About Jim Williams
When the first reviews of Ben Wheatley’s film Kill List came out, many of them referenced Jim Williams’ haunting score. It was deemed “abrasively oppressive” and “eminently unsettling”, intrinsic to cementing “the mood of dread and anxiety”. “Britain has rarely seemed so eerie,” wrote Jonathan Dean in The Sunday Times, “the sound and score playing with an expert handle on tension, tension … release.” Screenings of the film were equally fraught – after its premiere at SXSW in Austin in 2011, a Q&A session followed where, according to one LA Times film blogger, “the audience was so seemingly disoriented and stunned, as if it had been collectively struck by a head-butt, that it took a few moments for anyone to think of a question to ask.” As visually arresting as Wheatley’s film is, Williams’ score had a significant role to play in rendering the audience in such a state.
Leading up to his collaborations with Wheatley, there’s little of the unsettling overtones that would inform Kill List and A Field in England in Williams’ career. Before composing music for film and television, he started out as a session guitarist, appearing on tracks by artists from Cindy Lauper to This Mortal Coil, and for much of his TV work Williams has co-written with John Lunn, creating the soundtracks for Lock Stock: The Series, Harley Street, Material Girl and four series of the BBC’s Hotel Babylon, for which the pair received an Ivor Novello nomination. In 2005, Williams wrote the score for Nicholas Laughland’s TV adaptation of Under the Greenwood Tree and, four years later, was asked to work on Down Terrace.

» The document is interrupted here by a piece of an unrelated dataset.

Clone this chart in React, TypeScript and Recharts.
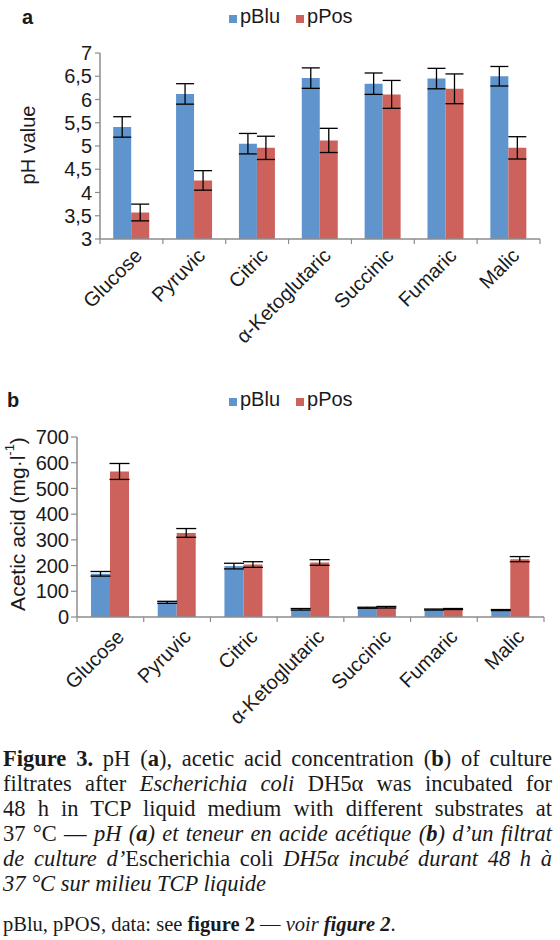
import { BarChart, Bar, XAxis, YAxis, ErrorBar, Legend } from 'recharts';

const substrates = ['Glucose', 'Pyruvic', 'Citric', 'α-Ketoglutaric', 'Succinic', 'Fumaric', 'Malic'];

// panel a: pH
const phBlu = [5.41, 6.12, 5.05, 6.46, 6.34, 6.45, 6.5];
const phBluErr = [0.22, 0.22, 0.22, 0.22, 0.23, 0.22, 0.21];
const phPos = [3.57, 4.26, 4.96, 5.12, 6.11, 6.23, 4.96];
const phPosErr = [0.18, 0.21, 0.25, 0.26, 0.3, 0.32, 0.24];
const phTicks = [3, 3.5, 4, 4.5, 5, 5.5, 6, 6.5, 7];

// panel b: acetic acid (mg/l)
const acetBlu = [168, 57, 198, 30, 36, 29, 27];
const acetBluErr = [9, 4, 11, 3, 2, 2, 2];
const acetPos = [566, 327, 204, 212, 38, 31, 225];
const acetPosErr = [31, 17, 11, 11, 3, 2, 10];
const acetTicks = [0, 100, 200, 300, 400, 500, 600, 700];

const phData = substrates.map((name, i) => ({
  name,
  pBlu: phBlu[i],
  pBluErr: phBluErr[i],
  pPos: phPos[i],
  pPosErr: phPosErr[i],
}));

const acetData = substrates.map((name, i) => ({
  name,
  pBlu: acetBlu[i],
  pBluErr: acetBluErr[i],
  pPos: acetPos[i],
  pPosErr: acetPosErr[i],
}));

const SANS = '"Liberation Sans", Arial, sans-serif';
const SERIF = '"Liberation Serif", "Times New Roman", serif';
const BLUE = '#5f95cc';
const RED = '#cd625c';
const AXIS = '#8c8c8c';
const INK = '#1a1a1a';

const CatTick = (props: any) => {
  const { x, y, payload, index, shiftX, shiftY, half, count } = props;
  const tx = x + shiftX;
  const ty = y + shiftY;
  return (
    <g>
      <line x1={x - half} x2={x - half} y1={y} y2={y + 5} stroke={AXIS} strokeWidth={1.2} />
      {index === count - 1 && (
        <line x1={x + half} x2={x + half} y1={y} y2={y + 5} stroke={AXIS} strokeWidth={1.2} />
      )}
      <text
        x={tx}
        y={ty}
        transform={`rotate(-45 ${tx} ${ty})`}
        textAnchor="end"
        fontSize={20}
        fontFamily={SANS}
        fill={INK}
      >
        {payload.value}
      </text>
    </g>
  );
};

const YTitle = ({ px, py, size, children }: any) => (
  <text
    x={px}
    y={py}
    transform={`rotate(-90 ${px} ${py})`}
    textAnchor="middle"
    dominantBaseline="central"
    fontSize={size}
    fontFamily={SANS}
    fill={INK}
  >
    {children}
  </text>
);

const makeLegend = (letter: string, letterX: number, top: number) => (props: any) => {
  const { payload } = props;
  return (
    <div style={{ position: 'relative', width: 560, height: 34, fontFamily: SANS, color: INK }}>
      <span
        style={{
          position: 'absolute',
          left: letterX,
          top: top + 1,
          fontSize: 20,
          lineHeight: '20px',
          fontWeight: 700,
        }}
      >
        {letter}
      </span>
      <div
        style={{
          position: 'absolute',
          left: 229,
          top,
          fontSize: 20,
          lineHeight: '20px',
          whiteSpace: 'nowrap',
        }}
      >
        {(payload || []).map((entry: any) => (
          <span key={entry.value} style={{ marginRight: 16 }}>
            <span
              style={{
                display: 'inline-block',
                width: 8,
                height: 8,
                background: entry.color,
                marginRight: 3,
              }}
            />
            {entry.value}
          </span>
        ))}
      </div>
    </div>
  );
};

const CHART_W = 560;

const PhChart = () => {
  const left = 100;
  const right = 20;
  const half = (CHART_W - left - right) / substrates.length / 2;
  return (
    <BarChart
      width={CHART_W}
      height={360}
      data={phData}
      margin={{ top: 53, right, bottom: 0, left: 0 }}
      barCategoryGap="21%"
      barGap={0}
    >
      <Legend
        layout="horizontal"
        verticalAlign="middle"
        align="center"
        wrapperStyle={{ top: 0, left: 0, width: 560 }}
        content={makeLegend('a', 22, 6)}
      />
      <XAxis
        dataKey="name"
        interval={0}
        tickLine={false}
        tickSize={0}
        tickMargin={0}
        height={121}
        axisLine={{ stroke: AXIS, strokeWidth: 1.5 }}
        tick={<CatTick shiftX={12} shiftY={18} half={half} count={substrates.length} />}
      />
      <YAxis
        type="number"
        domain={[3, 7]}
        ticks={phTicks}
        interval={0}
        width={left}
        tickSize={5}
        tickMargin={3}
        tickFormatter={(v: number) => String(v).replace('.', ',')}
        tick={{ fontSize: 20, fill: INK, fontFamily: SANS }}
        axisLine={{ stroke: AXIS, strokeWidth: 1.5 }}
        tickLine={{ stroke: AXIS, strokeWidth: 1.2 }}
        label={<YTitle px={28} py={145} size={20}>pH value</YTitle>}
      />
      <Bar dataKey="pBlu" name="pBlu" fill={BLUE} isAnimationActive={false}>
        <ErrorBar dataKey="pBluErr" width={9} stroke="#000" strokeWidth={1.3} />
      </Bar>
      <Bar dataKey="pPos" name="pPos" fill={RED} isAnimationActive={false}>
        <ErrorBar dataKey="pPosErr" width={9} stroke="#000" strokeWidth={1.3} />
      </Bar>
    </BarChart>
  );
};

const AcetChart = () => {
  const left = 77;
  const right = 16;
  const half = (CHART_W - left - right) / substrates.length / 2;
  return (
    <BarChart
      width={CHART_W}
      height={360}
      data={acetData}
      margin={{ top: 57, right, bottom: 0, left: 0 }}
      barCategoryGap="21%"
      barGap={0}
    >
      <Legend
        layout="horizontal"
        verticalAlign="middle"
        align="center"
        wrapperStyle={{ top: 0, left: 0, width: 560 }}
        content={makeLegend('b', 7, 9)}
      />
      <XAxis
        dataKey="name"
        interval={0}
        tickLine={false}
        tickSize={0}
        tickMargin={0}
        height={123}
        axisLine={{ stroke: AXIS, strokeWidth: 1.5 }}
        tick={<CatTick shiftX={15} shiftY={21} half={half} count={substrates.length} />}
      />
      <YAxis
        type="number"
        domain={[0, 700]}
        ticks={acetTicks}
        interval={0}
        width={left}
        tickSize={6}
        tickMargin={2}
        tick={{ fontSize: 20, fill: INK, fontFamily: SANS }}
        axisLine={{ stroke: AXIS, strokeWidth: 1.5 }}
        tickLine={{ stroke: AXIS, strokeWidth: 1.2 }}
        label={
          <YTitle px={17} py={144} size={21}>
            Acetic acid (mg·l
            <tspan dy={-8} fontSize={13}>-1</tspan>
            <tspan dy={8}>)</tspan>
          </YTitle>
        }
      />
      <Bar dataKey="pBlu" name="pBlu" fill={BLUE} isAnimationActive={false}>
        <ErrorBar dataKey="pBluErr" width={10} stroke="#000" strokeWidth={1.3} />
      </Bar>
      <Bar dataKey="pPos" name="pPos" fill={RED} isAnimationActive={false}>
        <ErrorBar dataKey="pPosErr" width={10} stroke="#000" strokeWidth={1.3} />
      </Bar>
    </BarChart>
  );
};

const lineStyle = {
  textAlign: 'justify' as const,
  textAlignLast: 'justify' as const,
  whiteSpace: 'nowrap' as const,
  height: 25,
};

const App = () => {
  return (
    <div
      style={{
        position: 'absolute',
        left: 0,
        top: 0,
        width: 560,
        height: 940,
        overflow: 'hidden',
        background: '#fff',
      }}
    >
      <div style={{ position: 'absolute', left: 0, top: 0 }}>
        <PhChart />
      </div>
      <div style={{ position: 'absolute', left: 0, top: 380 }}>
        <AcetChart />
      </div>
      <div
        style={{
          position: 'absolute',
          left: 3,
          top: 746,
          width: 549,
          fontFamily: SERIF,
          fontSize: 22.5,
          lineHeight: '25px',
          color: INK,
        }}
      >
        <div style={lineStyle}>
          <b>Figure 3.</b> pH (<b>a</b>), acetic acid concentration (<b>b</b>) of culture
        </div>
        <div style={lineStyle}>
          filtrates after <i>Escherichia coli</i> DH5α was incubated for
        </div>
        <div style={lineStyle}>48 h in TCP liquid medium with different substrates at</div>
        <div style={lineStyle}>
          37 °C — <i>pH (<b>a</b>) et teneur en acide acétique (<b>b</b>) d’un filtrat</i>
        </div>
        <div style={lineStyle}>
          <i>de culture d’</i>Escherichia coli <i>DH5α incubé durant 48 h à</i>
        </div>
        <div style={{ height: 25, whiteSpace: 'nowrap' }}>
          <i>37 °C sur milieu TCP liquide</i>
        </div>
      </div>
      <div
        style={{
          position: 'absolute',
          left: 3,
          top: 912,
          fontFamily: SERIF,
          fontSize: 20.5,
          lineHeight: '25px',
          color: INK,
          whiteSpace: 'nowrap',
        }}
      >
        pBlu, pPOS, data: see <b>figure 2</b> — <i>voir <b>figure 2</b></i>.
      </div>
    </div>
  );
};

export default App;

In Down Terrace, Wheatley had used some guitar picking by Bert Jansch: “I then wrote some material that covered the Jansch part, while referencing more moody stuff from Jansch’s band Pentangle, and I added some double bass and vibes material similar to the parts that Danny Thompson and Morris Pert added to the 1970s work of John Martyn,” says Williams. “For me, this created a melancholy mood that worked well..”
A Field in England required the most attention to historical detail, being set during the Civil War:
“I worked on some ‘contrapuntal’ material – where the harmony is made up of intricate strands of melody, common during the period in which the film is set – but that also worked well for the more Tangerine Dream and drone-style material,” Williams says. “These contrapuntal lines also worked on their own – as melodic fragments they provided a stark, eerie quality for some key scenes. You have to be pretty stringent to ensure authenticity, as the language is complicated with strict rules: it isn’t simply a case of ‘referencing’, as it might be with other aspects of movie making, it’s more like re-writing the dialogue for a scene in Flemish – or, more accurately, the Flemish spoken in the seventeenth-century!”
Kill List’s score was influenced by the initial use of music by the American avant-garde composer Morton Feldman in certain scenes. Williams wrote a simple melody line (set to a Middle English poem) and all the material for the score, be it for a chamber group or a sub-sonic track, was generated from this single fragment.
Williams’ most intense pieces don’t necessarily crescendo at the point of action, but rather when characters have space to think or reflect on what just happened – it’s effectively post-traumatic.
It’s little wonder that those audiences who sat through Wheatley’s darkest tale watched the closing credits in silence. And with the relentless, mind-expanding trip of A Field in England resulting in a similar speechlessness, Williams’ work with Wheatley has so far forged some unforgettable experiences in sound and vision.
From “The Sound and the Fury” Mark Sinclair: Creative Review. Full article here:
Interview with Jim Williams here:
Jim Williams has collaborated in the recorded work of hundreds of artists and producers as diverse as Mark Anthony Turnage, This Mortal Coil, Pete Murphy, Maxi Priest and M-People.
As well as much fruitful collaboration with multi-platinum producers and writers, Jim had long-term production and writing partnerships with Swamp Productions – the creators of Natalie Imbruglia’s massive “Left of the Middle” album, and The Matrix – the team behind Avril Lavigne’s 18 million selling album “Let Go”.
Other projects range from an award winning jazz ensemble with Golden Globe movie composer Craig Armstrong, to a high-profile RnB/Hip hop project with Universal Music, to a successful ad campaign with McCann-Erickson for “I Can’t Believe it’s Not Butter!”